§ **WHAT NEEDS TO BE DONE**
The data below should be restated word for word, with every picture omitted.

+++ SUPPLIED INFORMATION +++

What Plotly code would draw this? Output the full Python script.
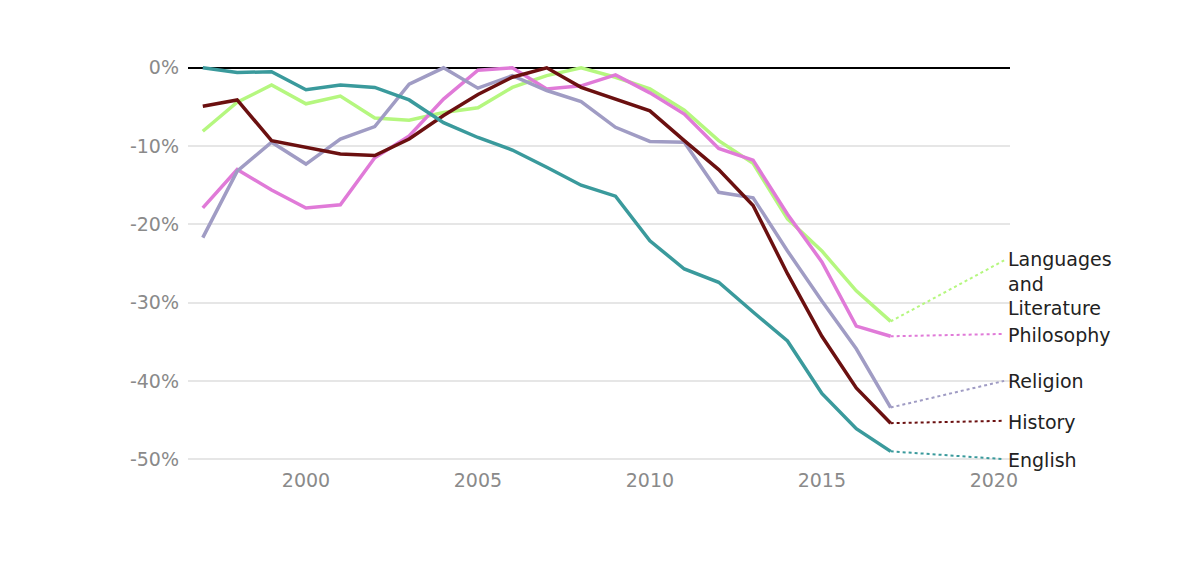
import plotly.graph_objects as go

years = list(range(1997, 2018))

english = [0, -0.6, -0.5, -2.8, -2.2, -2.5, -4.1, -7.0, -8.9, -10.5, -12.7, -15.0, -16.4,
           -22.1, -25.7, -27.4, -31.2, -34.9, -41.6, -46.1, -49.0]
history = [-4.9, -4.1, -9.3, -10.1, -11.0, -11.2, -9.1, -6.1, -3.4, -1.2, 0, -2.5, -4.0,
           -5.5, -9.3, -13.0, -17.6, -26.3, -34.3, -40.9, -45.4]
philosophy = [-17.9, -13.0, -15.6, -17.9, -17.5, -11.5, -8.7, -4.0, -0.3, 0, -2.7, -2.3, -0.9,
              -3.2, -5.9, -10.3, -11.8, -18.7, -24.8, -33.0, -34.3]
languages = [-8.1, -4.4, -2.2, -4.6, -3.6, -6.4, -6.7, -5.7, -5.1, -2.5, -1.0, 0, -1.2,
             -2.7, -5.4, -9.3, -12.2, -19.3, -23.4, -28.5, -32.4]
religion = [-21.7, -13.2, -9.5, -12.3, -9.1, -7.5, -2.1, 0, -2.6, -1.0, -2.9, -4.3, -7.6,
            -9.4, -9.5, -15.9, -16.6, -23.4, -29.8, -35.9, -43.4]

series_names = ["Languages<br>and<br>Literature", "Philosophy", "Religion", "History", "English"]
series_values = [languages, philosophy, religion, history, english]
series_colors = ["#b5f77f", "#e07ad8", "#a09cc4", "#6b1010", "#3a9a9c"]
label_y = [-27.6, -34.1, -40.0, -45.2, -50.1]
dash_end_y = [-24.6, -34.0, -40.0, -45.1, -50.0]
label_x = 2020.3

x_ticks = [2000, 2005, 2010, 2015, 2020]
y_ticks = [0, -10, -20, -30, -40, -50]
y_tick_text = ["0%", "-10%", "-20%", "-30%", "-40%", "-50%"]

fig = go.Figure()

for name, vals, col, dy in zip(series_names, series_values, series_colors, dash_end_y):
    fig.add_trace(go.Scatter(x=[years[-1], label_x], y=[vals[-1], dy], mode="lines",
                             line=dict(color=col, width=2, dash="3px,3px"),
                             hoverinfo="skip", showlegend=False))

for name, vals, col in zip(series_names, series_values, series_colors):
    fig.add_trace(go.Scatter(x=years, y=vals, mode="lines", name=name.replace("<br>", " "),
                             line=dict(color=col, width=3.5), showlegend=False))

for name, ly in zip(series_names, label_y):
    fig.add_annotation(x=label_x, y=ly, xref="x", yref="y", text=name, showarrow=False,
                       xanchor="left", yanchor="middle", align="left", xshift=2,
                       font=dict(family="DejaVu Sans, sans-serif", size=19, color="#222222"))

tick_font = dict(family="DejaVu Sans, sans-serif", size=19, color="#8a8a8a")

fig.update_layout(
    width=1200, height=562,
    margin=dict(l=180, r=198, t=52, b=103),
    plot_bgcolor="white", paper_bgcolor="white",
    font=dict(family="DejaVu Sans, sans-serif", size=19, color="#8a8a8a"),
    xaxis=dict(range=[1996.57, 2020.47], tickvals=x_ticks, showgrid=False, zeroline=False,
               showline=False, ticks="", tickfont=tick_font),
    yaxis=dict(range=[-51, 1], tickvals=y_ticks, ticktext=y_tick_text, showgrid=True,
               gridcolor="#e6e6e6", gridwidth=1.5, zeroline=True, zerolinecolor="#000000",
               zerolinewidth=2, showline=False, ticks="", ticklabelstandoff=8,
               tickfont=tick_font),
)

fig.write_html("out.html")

+++

§ **COMPLETED EXERCISE**
What Plotly code would draw this? Output the full Python script.
import plotly.graph_objects as go

years = list(range(1997, 2018))

english = [0, -0.6, -0.5, -2.8, -2.2, -2.5, -4.1, -7.0, -8.9, -10.5, -12.7, -15.0, -16.4,
           -22.1, -25.7, -27.4, -31.2, -34.9, -41.6, -46.1, -49.0]
history = [-4.9, -4.1, -9.3, -10.1, -11.0, -11.2, -9.1, -6.1, -3.4, -1.2, 0, -2.5, -4.0,
           -5.5, -9.3, -13.0, -17.6, -26.3, -34.3, -40.9, -45.4]
philosophy = [-17.9, -13.0, -15.6, -17.9, -17.5, -11.5, -8.7, -4.0, -0.3, 0, -2.7, -2.3, -0.9,
              -3.2, -5.9, -10.3, -11.8, -18.7, -24.8, -33.0, -34.3]
languages = [-8.1, -4.4, -2.2, -4.6, -3.6, -6.4, -6.7, -5.7, -5.1, -2.5, -1.0, 0, -1.2,
             -2.7, -5.4, -9.3, -12.2, -19.3, -23.4, -28.5, -32.4]
religion = [-21.7, -13.2, -9.5, -12.3, -9.1, -7.5, -2.1, 0, -2.6, -1.0, -2.9, -4.3, -7.6,
            -9.4, -9.5, -15.9, -16.6, -23.4, -29.8, -35.9, -43.4]

series_names = ["Languages<br>and<br>Literature", "Philosophy", "Religion", "History", "English"]
series_values = [languages, philosophy, religion, history, english]
series_colors = ["#b5f77f", "#e07ad8", "#a09cc4", "#6b1010", "#3a9a9c"]
label_y = [-27.6, -34.1, -40.0, -45.2, -50.1]
dash_end_y = [-24.6, -34.0, -40.0, -45.1, -50.0]
label_x = 2020.3

x_ticks = [2000, 2005, 2010, 2015, 2020]
y_ticks = [0, -10, -20, -30, -40, -50]
y_tick_text = ["0%", "-10%", "-20%", "-30%", "-40%", "-50%"]

fig = go.Figure()

for name, vals, col, dy in zip(series_names, series_values, series_colors, dash_end_y):
    fig.add_trace(go.Scatter(x=[years[-1], label_x], y=[vals[-1], dy], mode="lines",
                             line=dict(color=col, width=2, dash="3px,3px"),
                             hoverinfo="skip", showlegend=False))

for name, vals, col in zip(series_names, series_values, series_colors):
    fig.add_trace(go.Scatter(x=years, y=vals, mode="lines", name=name.replace("<br>", " "),
                             line=dict(color=col, width=3.5), showlegend=False))

for name, ly in zip(series_names, label_y):
    fig.add_annotation(x=label_x, y=ly, xref="x", yref="y", text=name, showarrow=False,
                       xanchor="left", yanchor="middle", align="left", xshift=2,
                       font=dict(family="DejaVu Sans, sans-serif", size=19, color="#222222"))

tick_font = dict(family="DejaVu Sans, sans-serif", size=19, color="#8a8a8a")

fig.update_layout(
    width=1200, height=562,
    margin=dict(l=180, r=198, t=52, b=103),
    plot_bgcolor="white", paper_bgcolor="white",
    font=dict(family="DejaVu Sans, sans-serif", size=19, color="#8a8a8a"),
    xaxis=dict(range=[1996.57, 2020.47], tickvals=x_ticks, showgrid=False, zeroline=False,
               showline=False, ticks="", tickfont=tick_font),
    yaxis=dict(range=[-51, 1], tickvals=y_ticks, ticktext=y_tick_text, showgrid=True,
               gridcolor="#e6e6e6", gridwidth=1.5, zeroline=True, zerolinecolor="#000000",
               zerolinewidth=2, showline=False, ticks="", ticklabelstandoff=8,
               tickfont=tick_font),
)

fig.write_html("out.html")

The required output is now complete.